While Indonesia has been able to gain from its nickel ban, it should be wary of the risks that loom next year when the broader ban is to take effect, experts say. One cause for concern is the rule of law, or perceived lack thereof, which could deter investors from pouring funds into the archipelago.

Indonesia had an aggregate score of 0.52 in the 2021 Rule of Law Index compiled by the World Justice Project, ranking 68th, two places down from the previous year. While it scored higher than regional rivals Thailand, Vietnam and the Philippines, it came in below Malaysia, and its score paled in comparison to that of regional leader Singapore, at 0.78.

“There are lingering concerns about the rule of law,” said a lawyer who has spent years dealing with businesses in Indonesia, adding that there can be contradictions within the legal system and some question marks over enforceability.

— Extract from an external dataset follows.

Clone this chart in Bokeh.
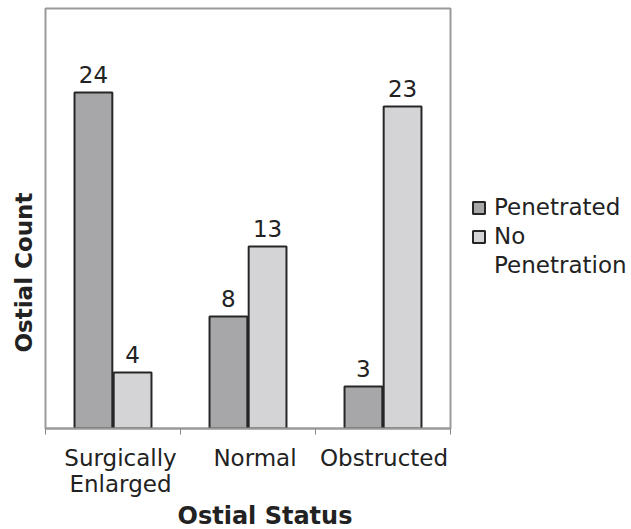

Despite the export ban on minerals forcing some international resource producers to move into Indonesia, “new international players are still somewhat cautious in investing in Indonesia,” the lawyer said.

Widodo is confident the ban will keep investment money flowing into Indonesia, helping the archipelago to flourish.

“If later we stop bauxite, we stop copper, we stop tin, we stop gold, everything stops, stops, stops, we no longer have such a thing as raw material export,” the president said in his December speech. “I believe that if we do this … our gross domestic product in 2030 will triple.”